=== Given material ===
-- START --

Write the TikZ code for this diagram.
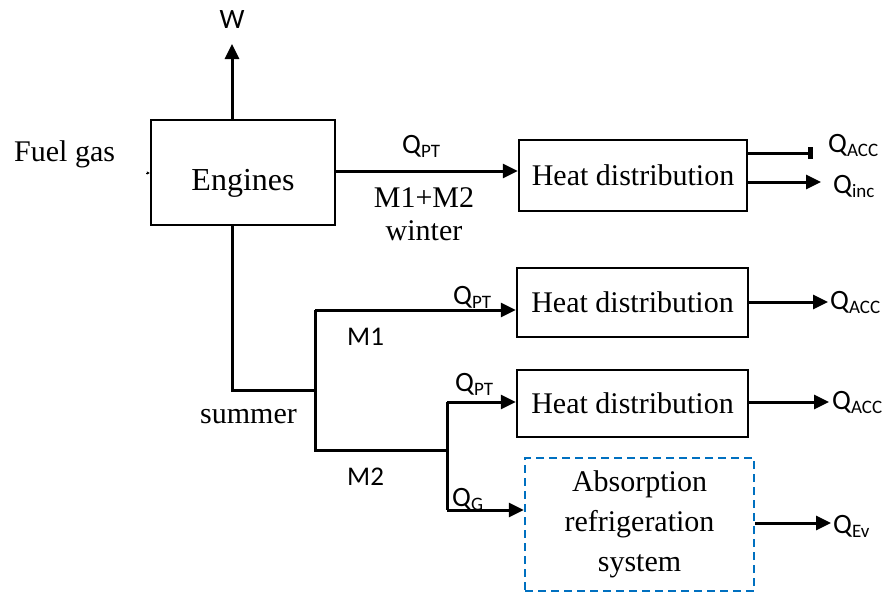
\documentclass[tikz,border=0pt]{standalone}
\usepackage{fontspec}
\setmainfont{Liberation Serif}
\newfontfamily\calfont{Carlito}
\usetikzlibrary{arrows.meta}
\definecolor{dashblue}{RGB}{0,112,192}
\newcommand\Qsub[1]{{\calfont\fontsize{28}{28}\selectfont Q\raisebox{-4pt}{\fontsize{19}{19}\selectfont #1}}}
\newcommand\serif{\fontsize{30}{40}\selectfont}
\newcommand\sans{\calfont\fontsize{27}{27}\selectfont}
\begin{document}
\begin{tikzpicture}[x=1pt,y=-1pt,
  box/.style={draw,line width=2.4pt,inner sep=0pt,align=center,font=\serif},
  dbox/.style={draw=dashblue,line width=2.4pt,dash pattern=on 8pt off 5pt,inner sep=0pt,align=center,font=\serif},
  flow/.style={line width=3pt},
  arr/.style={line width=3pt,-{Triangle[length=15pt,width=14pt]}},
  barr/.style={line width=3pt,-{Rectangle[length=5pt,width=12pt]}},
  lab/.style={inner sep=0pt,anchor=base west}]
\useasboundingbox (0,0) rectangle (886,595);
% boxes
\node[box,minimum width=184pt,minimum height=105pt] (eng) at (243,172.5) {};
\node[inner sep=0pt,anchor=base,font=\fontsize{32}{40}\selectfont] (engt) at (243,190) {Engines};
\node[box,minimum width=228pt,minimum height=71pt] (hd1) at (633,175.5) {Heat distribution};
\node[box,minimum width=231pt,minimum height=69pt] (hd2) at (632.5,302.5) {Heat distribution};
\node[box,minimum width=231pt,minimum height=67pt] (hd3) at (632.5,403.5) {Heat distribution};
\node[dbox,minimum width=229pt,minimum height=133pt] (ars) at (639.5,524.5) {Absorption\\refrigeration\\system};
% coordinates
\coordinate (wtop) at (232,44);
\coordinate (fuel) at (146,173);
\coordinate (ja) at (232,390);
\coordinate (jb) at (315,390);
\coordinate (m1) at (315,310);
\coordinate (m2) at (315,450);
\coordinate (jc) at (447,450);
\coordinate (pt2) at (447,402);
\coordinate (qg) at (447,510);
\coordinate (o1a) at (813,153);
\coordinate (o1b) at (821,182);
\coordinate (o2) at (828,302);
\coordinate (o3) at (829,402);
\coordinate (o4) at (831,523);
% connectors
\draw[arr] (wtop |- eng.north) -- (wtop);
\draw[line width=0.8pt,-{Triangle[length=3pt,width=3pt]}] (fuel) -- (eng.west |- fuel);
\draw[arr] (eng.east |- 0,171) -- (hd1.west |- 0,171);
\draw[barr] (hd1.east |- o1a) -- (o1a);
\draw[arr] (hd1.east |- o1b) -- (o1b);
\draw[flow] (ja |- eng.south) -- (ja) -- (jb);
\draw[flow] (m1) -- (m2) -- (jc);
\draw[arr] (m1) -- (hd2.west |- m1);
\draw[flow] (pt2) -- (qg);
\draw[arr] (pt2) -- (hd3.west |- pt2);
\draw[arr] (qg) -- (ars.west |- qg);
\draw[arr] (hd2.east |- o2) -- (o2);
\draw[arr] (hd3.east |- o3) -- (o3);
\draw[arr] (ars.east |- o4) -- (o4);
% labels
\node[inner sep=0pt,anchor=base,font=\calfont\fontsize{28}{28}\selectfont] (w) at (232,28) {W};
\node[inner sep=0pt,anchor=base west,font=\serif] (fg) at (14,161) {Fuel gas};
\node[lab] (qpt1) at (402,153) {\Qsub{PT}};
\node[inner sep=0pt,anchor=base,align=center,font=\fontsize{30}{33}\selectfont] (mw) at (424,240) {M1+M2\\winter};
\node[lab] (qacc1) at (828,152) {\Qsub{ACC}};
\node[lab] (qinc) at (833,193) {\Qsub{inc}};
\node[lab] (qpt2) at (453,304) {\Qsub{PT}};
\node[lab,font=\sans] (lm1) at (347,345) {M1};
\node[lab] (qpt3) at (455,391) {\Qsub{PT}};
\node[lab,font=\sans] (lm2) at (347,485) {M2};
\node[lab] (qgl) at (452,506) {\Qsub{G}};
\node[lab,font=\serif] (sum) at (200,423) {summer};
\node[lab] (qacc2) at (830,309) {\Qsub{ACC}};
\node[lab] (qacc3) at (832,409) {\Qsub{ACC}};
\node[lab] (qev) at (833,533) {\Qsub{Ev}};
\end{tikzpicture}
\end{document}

-- END --

=== Objective ===
Write out the material above again, word for word, minus its pictures.

=== Right answer ===
Write the TikZ code for this diagram.
\documentclass[tikz,border=0pt]{standalone}
\usepackage{fontspec}
\setmainfont{Liberation Serif}
\newfontfamily\calfont{Carlito}
\usetikzlibrary{arrows.meta}
\definecolor{dashblue}{RGB}{0,112,192}
\newcommand\Qsub[1]{{\calfont\fontsize{28}{28}\selectfont Q\raisebox{-4pt}{\fontsize{19}{19}\selectfont #1}}}
\newcommand\serif{\fontsize{30}{40}\selectfont}
\newcommand\sans{\calfont\fontsize{27}{27}\selectfont}
\begin{document}
\begin{tikzpicture}[x=1pt,y=-1pt,
  box/.style={draw,line width=2.4pt,inner sep=0pt,align=center,font=\serif},
  dbox/.style={draw=dashblue,line width=2.4pt,dash pattern=on 8pt off 5pt,inner sep=0pt,align=center,font=\serif},
  flow/.style={line width=3pt},
  arr/.style={line width=3pt,-{Triangle[length=15pt,width=14pt]}},
  barr/.style={line width=3pt,-{Rectangle[length=5pt,width=12pt]}},
  lab/.style={inner sep=0pt,anchor=base west}]
\useasboundingbox (0,0) rectangle (886,595);
% boxes
\node[box,minimum width=184pt,minimum height=105pt] (eng) at (243,172.5) {};
\node[inner sep=0pt,anchor=base,font=\fontsize{32}{40}\selectfont] (engt) at (243,190) {Engines};
\node[box,minimum width=228pt,minimum height=71pt] (hd1) at (633,175.5) {Heat distribution};
\node[box,minimum width=231pt,minimum height=69pt] (hd2) at (632.5,302.5) {Heat distribution};
\node[box,minimum width=231pt,minimum height=67pt] (hd3) at (632.5,403.5) {Heat distribution};
\node[dbox,minimum width=229pt,minimum height=133pt] (ars) at (639.5,524.5) {Absorption\\refrigeration\\system};
% coordinates
\coordinate (wtop) at (232,44);
\coordinate (fuel) at (146,173);
\coordinate (ja) at (232,390);
\coordinate (jb) at (315,390);
\coordinate (m1) at (315,310);
\coordinate (m2) at (315,450);
\coordinate (jc) at (447,450);
\coordinate (pt2) at (447,402);
\coordinate (qg) at (447,510);
\coordinate (o1a) at (813,153);
\coordinate (o1b) at (821,182);
\coordinate (o2) at (828,302);
\coordinate (o3) at (829,402);
\coordinate (o4) at (831,523);
% connectors
\draw[arr] (wtop |- eng.north) -- (wtop);
\draw[line width=0.8pt,-{Triangle[length=3pt,width=3pt]}] (fuel) -- (eng.west |- fuel);
\draw[arr] (eng.east |- 0,171) -- (hd1.west |- 0,171);
\draw[barr] (hd1.east |- o1a) -- (o1a);
\draw[arr] (hd1.east |- o1b) -- (o1b);
\draw[flow] (ja |- eng.south) -- (ja) -- (jb);
\draw[flow] (m1) -- (m2) -- (jc);
\draw[arr] (m1) -- (hd2.west |- m1);
\draw[flow] (pt2) -- (qg);
\draw[arr] (pt2) -- (hd3.west |- pt2);
\draw[arr] (qg) -- (ars.west |- qg);
\draw[arr] (hd2.east |- o2) -- (o2);
\draw[arr] (hd3.east |- o3) -- (o3);
\draw[arr] (ars.east |- o4) -- (o4);
% labels
\node[inner sep=0pt,anchor=base,font=\calfont\fontsize{28}{28}\selectfont] (w) at (232,28) {W};
\node[inner sep=0pt,anchor=base west,font=\serif] (fg) at (14,161) {Fuel gas};
\node[lab] (qpt1) at (402,153) {\Qsub{PT}};
\node[inner sep=0pt,anchor=base,align=center,font=\fontsize{30}{33}\selectfont] (mw) at (424,240) {M1+M2\\winter};
\node[lab] (qacc1) at (828,152) {\Qsub{ACC}};
\node[lab] (qinc) at (833,193) {\Qsub{inc}};
\node[lab] (qpt2) at (453,304) {\Qsub{PT}};
\node[lab,font=\sans] (lm1) at (347,345) {M1};
\node[lab] (qpt3) at (455,391) {\Qsub{PT}};
\node[lab,font=\sans] (lm2) at (347,485) {M2};
\node[lab] (qgl) at (452,506) {\Qsub{G}};
\node[lab,font=\serif] (sum) at (200,423) {summer};
\node[lab] (qacc2) at (830,309) {\Qsub{ACC}};
\node[lab] (qacc3) at (832,409) {\Qsub{ACC}};
\node[lab] (qev) at (833,533) {\Qsub{Ev}};
\end{tikzpicture}
\end{document}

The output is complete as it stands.